Wampanoag still fighting for their land and water
written November 25, 2020
Disinformation and outright lies flooding our media have darkened our vision. Getting past Thanksgiving invites us through our fears directly into this darkness. We best can’t go around it, we gotta go through it. Just maybe, more of these leaders with courage can help us throught the darkness false fears many of us have taken for granted. It’s possible the branding of religious, racial, gender, economics, birthplace and ethnicity groups of real people as enemy can now be removed. The Bible can show us truth through these falsehoods by “whatever is true, whatever is honorable..” (read on, Philippians 4_8). Now is a good time, after Thanksgiving, for truth to take us through the darkness of our lies about pandemics and politics, guided by the light Jesus gave us.
The Wampanoag nation’s elders and the documents of that history offer us a historical example of this truth. This is the nation who first hosted the pilgrims (look up Patriot Pledge 2020/11/25/ National Day Mourning). After they disembarked bad things happened. There was a brief sharing of food and celebration. It will not be obscured for us by finding the evidence in the darkness. It’s true a small nation of some 40,000 citizens mostly perished from a combination of a pandemic and bloodshed from gunfire. But there were hundreds of survivors, unlike the report in some of our children’s history books that this nation went extinct (See Time Magazine “Wampanoag First Thanksgiving”).
Historical revisionism was almost inevitable as settlers arrived on our shores. Yes they were fleeing slavery and mass extermination. There were real reasons for fleeing to the New World. President Roosevelt did want to honor and update this national holiday in 1941, celebrating the welcome by those who hosted the Pilgrims as honored guests. But the tragic truth of what happened, the words actually spoken and written down as well as documents from the time, are now supported more by teachers in our schools and elders in our families. These good people know a right time to give children access to this real evidence, when they are ready. And the process is healing.
The 400-year-old story is long, and difficult. The present story of our pandemic and increasing violence could now repeat the original Thanksgiving history of pandemic and war. We can grow in strength nationally from the pain of the truth of the first Thanksgiving.
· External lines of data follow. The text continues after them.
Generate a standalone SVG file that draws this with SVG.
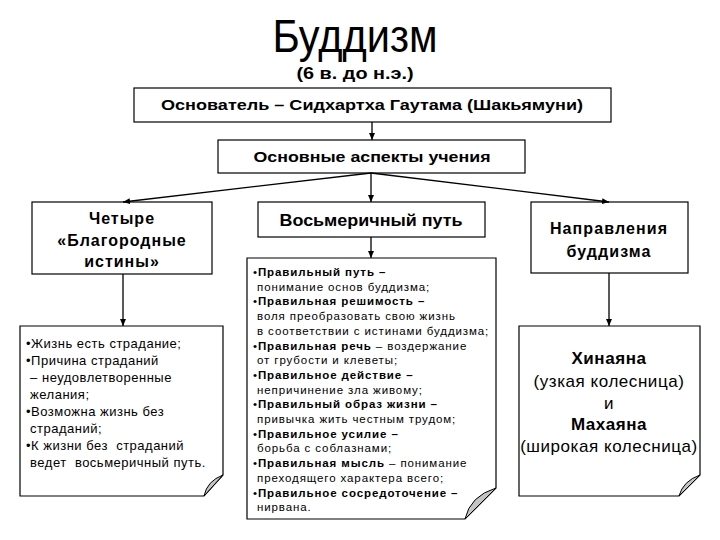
<svg xmlns="http://www.w3.org/2000/svg" width="720" height="540" viewBox="0 0 720 540">
<style>
.box{fill:#fff;stroke:#000;stroke-width:1.2}
.note{fill:#fff;stroke:#000;stroke-width:1.2}
.fold{fill:#c4c4c4;stroke:#000;stroke-width:1}
.t{font-family:"Liberation Sans",Arial,sans-serif;fill:#000}
.b{font-weight:bold}
.c{text-anchor:middle}
.con{stroke:#000;stroke-width:1.3;fill:none}
</style>
<defs>
<marker id="ah" markerWidth="8" markerHeight="8" refX="7" refY="4" orient="auto" markerUnits="userSpaceOnUse">
<path d="M0,1 L7,4 L0,7 Z" fill="#000"/>
</marker>
</defs>
<rect width="720" height="540" fill="#fff"/>
<g id="title">
<text class="t c" x="355" y="52" font-size="46" textLength="165" lengthAdjust="spacingAndGlyphs">Буддизм</text>
<text class="t b c" x="355" y="79" font-size="17" textLength="117" lengthAdjust="spacingAndGlyphs">(6 в. до н.э.)</text>
</g>
<g id="founder">
<rect class="box" x="134" y="88" width="477" height="34"/>
<text class="t b c" x="372" y="110" font-size="15.5" textLength="422" lengthAdjust="spacingAndGlyphs">Основатель – Сидхартха Гаутама (Шакьямуни)</text>
</g>
<g id="aspects">
<rect class="box" x="218" y="140" width="307" height="33"/>
<text class="t b c" x="372" y="162" font-size="15.5" textLength="237" lengthAdjust="spacingAndGlyphs">Основные аспекты учения</text>
</g>
<g id="truths">
<rect class="box" x="32" y="202" width="180" height="72"/>
<g class="t b c" font-size="16" letter-spacing="1">
<text x="122" y="224">Четыре</text>
<text x="122" y="246">«Благородные</text>
<text x="122" y="267">истины»</text>
</g>
</g>
<g id="path8">
<rect class="box" x="258" y="202" width="227" height="35"/>
<text class="t b c" x="371" y="226" font-size="17" textLength="183" lengthAdjust="spacingAndGlyphs">Восьмеричный путь</text>
</g>
<g id="directions">
<rect class="box" x="531" y="202" width="157" height="71"/>
<g class="t b c" font-size="16" letter-spacing="1.1">
<text x="609" y="234">Направления</text>
<text x="609" y="257">буддизма</text>
</g>
</g>
<g id="truths-note">
<path class="note" d="M20,326 H223 V475 L204,496 H20 Z"/>
<path class="fold" d="M223,475 L204,496 Q207,481 223,475 Z"/>
<g class="t" font-size="13" letter-spacing="0.5">
<text x="26" y="348">•Жизнь есть страдание;</text>
<text x="26" y="365">•Причина страданий</text>
<text x="26" y="382" xml:space="preserve"> – неудовлетворенные</text>
<text x="26" y="399" xml:space="preserve"> желания;</text>
<text x="26" y="416">•Возможна жизнь без</text>
<text x="26" y="433" xml:space="preserve"> страданий;</text>
<text x="26" y="450" xml:space="preserve">•К жизни без  страданий</text>
<text x="26" y="467" xml:space="preserve"> ведет  восьмеричный путь.</text>
</g>
</g>
<g id="path8-note">
<path class="note" d="M247,258 H496 V488 L465,519 H247 Z"/>
<path class="fold" d="M496,488 L465,519 Q470,496 496,488 Z"/>
<g class="t" font-size="11.5" letter-spacing="0.9">
<text x="253" y="276">•<tspan class="b">Правильный путь –</tspan></text>
<text x="257" y="290.7">понимание основ буддизма;</text>
<text x="253" y="305.4">•<tspan class="b">Правильная решимость –</tspan></text>
<text x="257" y="320.1">воля преобразовать свою жизнь</text>
<text x="257" y="334.8">в соответствии с истинами буддизма;</text>
<text x="253" y="349.5">•<tspan class="b">Правильная речь</tspan> – воздержание</text>
<text x="257" y="364.2">от грубости и клеветы;</text>
<text x="253" y="378.9">•<tspan class="b">Правильное действие –</tspan></text>
<text x="257" y="393.6">непричинение зла живому;</text>
<text x="253" y="408.3">•<tspan class="b">Правильный образ жизни –</tspan></text>
<text x="257" y="423">привычка жить честным трудом;</text>
<text x="253" y="437.7">•<tspan class="b">Правильное усилие –</tspan></text>
<text x="257" y="452.4">борьба с соблазнами;</text>
<text x="253" y="467.1">•<tspan class="b">Правильная мысль</tspan> – понимание</text>
<text x="257" y="481.8">преходящего характера всего;</text>
<text x="253" y="496.5">•<tspan class="b">Правильное сосредоточение –</tspan></text>
<text x="257" y="511.2">нирвана.</text>
</g>
</g>
<g id="directions-note">
<path class="note" d="M519,326 H700 V475 L679,496 H519 Z"/>
<path class="fold" d="M700,475 L679,496 Q683,481 700,475 Z"/>
<g class="t c" font-size="17" letter-spacing="0.55">
<text class="b" x="609" y="364">Хинаяна</text>
<text x="609" y="387">(узкая колесница)</text>
<text x="609" y="409">и</text>
<text class="b" x="609" y="430">Махаяна</text>
<text x="609" y="452">(широкая колесница)</text>
</g>
</g>
<g id="connectors">
<line class="con" x1="372" y1="122" x2="372" y2="140" marker-end="url(#ah)"/>
<line class="con" x1="371" y1="173" x2="123" y2="202" marker-end="url(#ah)"/>
<line class="con" x1="371" y1="173" x2="609" y2="202" marker-end="url(#ah)"/>
<line class="con" x1="371" y1="173" x2="371" y2="202" marker-end="url(#ah)"/>
<line class="con" x1="123" y1="274" x2="123" y2="326" stroke-width="2" marker-end="url(#ah)"/>
<line class="con" x1="371" y1="237" x2="371" y2="258" marker-end="url(#ah)"/>
<line class="con" x1="609" y1="273" x2="609" y2="326" marker-end="url(#ah)"/>
</g>
</svg>
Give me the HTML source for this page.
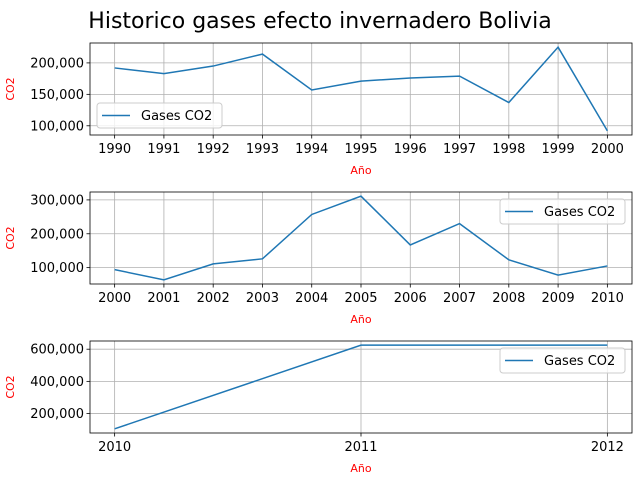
<!DOCTYPE html>
<html><head><meta charset="utf-8"><style>
body{margin:0;background:#fff}
svg{display:block;font-family:"DejaVu Sans","Liberation Sans",sans-serif}
</style></head><body>
<svg id="chart" width="640" height="480">
<text x="320" y="28" font-size="22" text-anchor="middle">Historico gases efecto invernadero Bolivia</text>
</svg>
<script>
const years1 = [1990,1991,1992,1993,1994,1995,1996,1997,1998,1999,2000];
const co2_1 = [192000,183000,195000,214000,157000,171000,176000,179000,137000,225000,92000];
const ticks1 = [100000,150000,200000];
const years2 = [2000,2001,2002,2003,2004,2005,2006,2007,2008,2009,2010];
const co2_2 = [94000,64000,111000,126000,257000,311000,167000,230000,123000,78000,105000];
const ticks2 = [100000,200000,300000];
const years3 = [2010,2011,2012];
const co2_3 = [105000,625000,625000];
const ticks3 = [200000,400000,600000];

const svg=document.getElementById('chart');
const NS='http://www.w3.org/2000/svg';
function mk(tag,attrs,parent){const e=document.createElementNS(NS,tag);for(const k in attrs)e.setAttribute(k,attrs[k]);(parent||svg).appendChild(e);return e;}
const fmt=v=>v.toLocaleString('en-US');

function panel(idx,xs,ys,yt,top,legend){
  const L=90,R=632,T=top,B=top+92;
  const g=mk('g',{});
  
  
  const xmin=xs[0],xmax=xs[xs.length-1];
  const xpad=(xmax-xmin)*0.05;
  const sx=v=>L+(v-(xmin-xpad))/((xmax+xpad)-(xmin-xpad))*(R-L);
  let ymin=Math.min(...ys),ymax=Math.max(...ys);const yp=(ymax-ymin)*0.05;ymin-=yp;ymax+=yp;
  const sy=v=>B-(v-ymin)/(ymax-ymin)*(B-T);
  xs.forEach(x=>{
    const X=sx(x);
    const gl=mk('line',{x1:X,x2:X,y1:T,y2:B,stroke:'#b0b0b0','stroke-width':0.8},g);
    
    
    mk('line',{x1:X,x2:X,y1:B,y2:B+3.5,stroke:'#000','stroke-width':0.8},g);
    const t=mk('text',{x:X,y:B+18,'font-size':13,'text-anchor':'middle'},g);t.textContent=x;
    
    
  });
  yt.forEach(v=>{
    const Y=sy(v);
    const gl=mk('line',{x1:L,x2:R,y1:Y,y2:Y,stroke:'#b0b0b0','stroke-width':0.8},g);
    
    
    mk('line',{x1:L-3.5,x2:L,y1:Y,y2:Y,stroke:'#000','stroke-width':0.8},g);
    const t=mk('text',{x:L-6,y:Y+4.5,'font-size':13,'text-anchor':'end'},g);t.textContent=fmt(v);
    
    
  });
  const line=mk('polyline',{points:xs.map((x,i)=>sx(x)+','+sy(ys[i])).join(' '),fill:'none',stroke:'#1f77b4','stroke-width':1.5},g);
  
  
  const fr=mk('rect',{x:L,y:T,width:R-L,height:B-T,fill:'none',stroke:'#000','stroke-width':0.8},g);
  
  
  const xl=mk('text',{x:(L+R)/2,y:B+39,'font-size':11,fill:'red','text-anchor':'middle'},g);xl.textContent='Año';
  
  
  const cy=(T+B)/2;
  const yl=mk('text',{x:14,y:cy,'font-size':11,fill:'red','text-anchor':'middle',transform:'rotate(-90 14 '+cy+')'},g);yl.textContent='CO2';
  
  
  const lg=mk('g',{},g);
  
  
  mk('rect',{x:legend[0],y:legend[1],width:125,height:25,rx:3,fill:'#fff','fill-opacity':0.8,stroke:'#ccc'},lg);
  mk('line',{x1:legend[0]+5,x2:legend[0]+33,y1:legend[1]+12.5,y2:legend[1]+12.5,stroke:'#1f77b4','stroke-width':1.5},lg);
  const lt=mk('text',{x:legend[0]+44,y:legend[1]+17,'font-size':13},lg);lt.textContent='Gases CO2';
  
  
}
panel(1,years1,co2_1,ticks1,43,[97,103]);
panel(2,years2,co2_2,ticks2,192,[500,199]);
panel(3,years3,co2_3,ticks3,341,[500,348]);
</script>
</body></html>
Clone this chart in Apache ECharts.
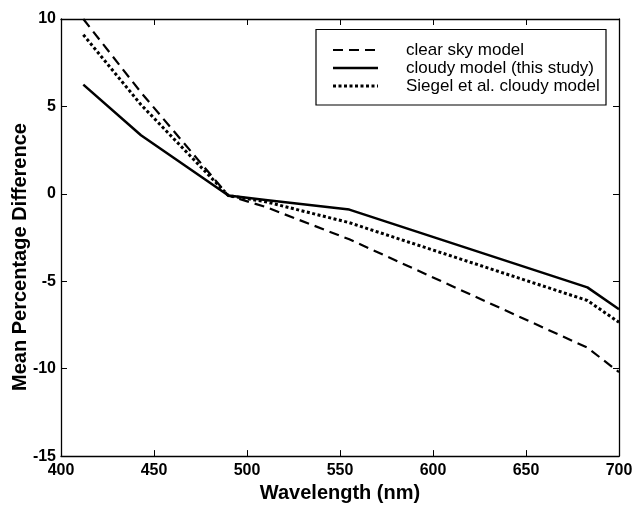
<!DOCTYPE html>
<html>
<head>
<meta charset="utf-8">
<script src="https://cdn.jsdelivr.net/npm/echarts@6/dist/echarts.min.js"></script>
<style>
  html, body { margin: 0; padding: 0; background: #fff; }
  #chart { width: 636px; height: 508px; }
</style>
</head>
<body>
<div id="chart"></div>
<script>
// Wavelength bands (nm) and mean percentage difference for each model
const wavelengths = [412, 443, 490, 510, 555, 683, 700];
const clearSky = [10.0, 5.8, -0.1, -0.75, -2.6, -8.8, -10.2];
const cloudyThisStudy = [6.25, 3.35, -0.1, -0.35, -0.9, -5.35, -6.6];
const siegelCloudy = [9.1, 5.1, -0.1, -0.45, -1.65, -6.1, -7.35];

const legendLabels = ['clear sky model', 'cloudy model (this study)', 'Siegel et al. cloudy model'];
const xTitle = 'Wavelength (nm)';
const yTitle = 'Mean Percentage Difference';

const FONT = '"Liberation Sans", Arial, Helvetica, sans-serif';
const pairs = (ys) => wavelengths.map((x, i) => [x, ys[i]]);

const chart = echarts.init(document.getElementById('chart'), null, { renderer: 'canvas' });

const boxAxis = {
  axisLine: { show: true, onZero: false, lineStyle: { color: '#000', width: 1.3 } },
  axisTick: { show: true, inside: true, length: 6, lineStyle: { color: '#000', width: 1 } },
  splitLine: { show: false }
};
const tickFont = { color: '#000', fontSize: 16, fontFamily: FONT, fontWeight: 'bold' };

const dashStyle = [10, 6];
const dotStyle = [3, 2.5];

const legendRows = [
  { y: 50, dash: dashStyle, width: 2.2 },
  { y: 68, dash: null, width: 2.5 },
  { y: 86, dash: dotStyle, width: 3 }
];

const graphics = [
  {
    type: 'rect',
    shape: { x: 316, y: 29.5, width: 290, height: 75.5 },
    style: { fill: '#fff', stroke: '#000', lineWidth: 1.2 },
    z: 100
  },
  {
    // y-axis title, rotated
    type: 'text',
    x: 20, y: 257, rotation: Math.PI / 2,
    style: {
      text: yTitle, fill: '#000', font: 'bold 20px ' + FONT,
      textAlign: 'center', textVerticalAlign: 'middle'
    },
    z: 50
  }
];
legendRows.forEach((r, i) => {
  graphics.push({
    type: 'line',
    shape: { x1: 333, y1: r.y, x2: 378, y2: r.y },
    style: { stroke: '#000', lineWidth: r.width, lineDash: r.dash || null },
    z: 101
  });
  graphics.push({
    type: 'text',
    x: 406, y: r.y,
    style: {
      text: legendLabels[i], fill: '#000',
      font: '17px ' + FONT, textVerticalAlign: 'middle', textAlign: 'left'
    },
    z: 101
  });
});

chart.setOption({
  animation: false,
  backgroundColor: '#fff',
  grid: { left: 61, right: 17, top: 19, bottom: 45, containLabel: false },
  xAxis: [
    Object.assign({
      type: 'value', min: 400, max: 700, interval: 50, position: 'bottom',
      name: xTitle, nameLocation: 'middle', nameGap: 22,
      nameTextStyle: { color: '#000', fontSize: 20, fontFamily: FONT, fontWeight: 'bold' },
      axisLabel: Object.assign({ margin: 6 }, tickFont)
    }, boxAxis),
    Object.assign({
      type: 'value', min: 400, max: 700, interval: 50, position: 'top',
      axisLabel: { show: false }
    }, boxAxis)
  ],
  yAxis: [
    Object.assign({
      type: 'value', min: -15, max: 10, interval: 5, position: 'left',
      axisLabel: Object.assign({ margin: 5 }, tickFont)
    }, boxAxis),
    Object.assign({
      type: 'value', min: -15, max: 10, interval: 5, position: 'right',
      axisLabel: { show: false }
    }, boxAxis)
  ],
  series: [
    {
      name: legendLabels[1], type: 'line', data: pairs(cloudyThisStudy),
      showSymbol: false, symbol: 'none', clip: true,
      lineStyle: { color: '#000', width: 2.5, type: 'solid' }
    },
    {
      name: legendLabels[2], type: 'line', data: pairs(siegelCloudy),
      showSymbol: false, symbol: 'none', clip: true,
      lineStyle: { color: '#000', width: 3, type: dotStyle }
    },
    {
      name: legendLabels[0], type: 'line', data: pairs(clearSky),
      showSymbol: false, symbol: 'none', clip: true,
      lineStyle: { color: '#000', width: 2.2, type: dashStyle }
    }
  ],
  graphic: graphics
});
</script>
</body>
</html>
Will there be a similar truth behind our nation’s covid19, and its continuation into the next months or years? The greatest benefit would come as we discipline ourselves to the pain of truth-telling and hearing, and change our behavior accordingly as we are able.
The Wampanoag people believed a logical lie. The sound of gunfire had to be the cause of their deaths. The closer they were, the more immediate and bloody their death. With no projectile visible, people died when close, and much later when far. No wonder it took generations.
Their pandemic spread, along with the gunfire, and 80% and more of the nation’s towns and villages had been wiped out already by the first Thanksgiving (see Wikipedia, or the Times article on Day of Mourning Thanksgiving) It appeared to many that the whole nation perished as the Indian wars, guns against spears and arrows, raged on. But hundreds had fled, and survived to keep their nation alive. These are the remnant tragically threatened again by our pandemic and by land seizure by our politicians.
After 400 years the Wampanoag are still fighting for their land and lives. In late March, at the height of the coronavirus pandemic, the U.S. Department of the Interior announced proposed termination of 321 acres of tribal land in Mashpee and Taunton, Mass., to lose reservation status because the tribe supposedly didn’t meet the definition of Indian. In June, a federal judge described this decision “arbitrary, capricious, an abuse of discretion and contrary to law,” and the matter is not resolved. The tribe awaits Interior’s new decision, and is hoping for permanent protection through an act of Congress.
A parallel history of hidden truth is becoming accessible to our Montana students and their teachers, and to the Wampanoag in Massachusetts. This is now:
1) Covid19 is in fact extremely dangerous. We can learn from our epidemics in the past if we stop the blaming and get to work.
2) Wear a mask. The fabric of even the best filters cannot prevent virus transmission when we must mix with those outside our family circle. But a mask properly worn, with proper ambient ventilation, drastically reduces the catching of each other’s breath! It’s in the air we share.
3) Base our kids’ learning upon our families, not on our factory culture curriculum. Our schooling loss and our covid transmission can be stopped simultaneously. But it takes a huge change to recover trust for our 5,000 year-old outcomes-based learning unit: the family pod, its circle of security, the learning circle it encloses, with cross-generation engagement in real life needs. See The Atlantic article, “School Wasn’t So Great Before Covid,” November 2020.
4) And prayer changes things. There’s real evidence. Mostly God changes our own hearts. Let’s welcome some change, it’s part of living life. Christmas is coming.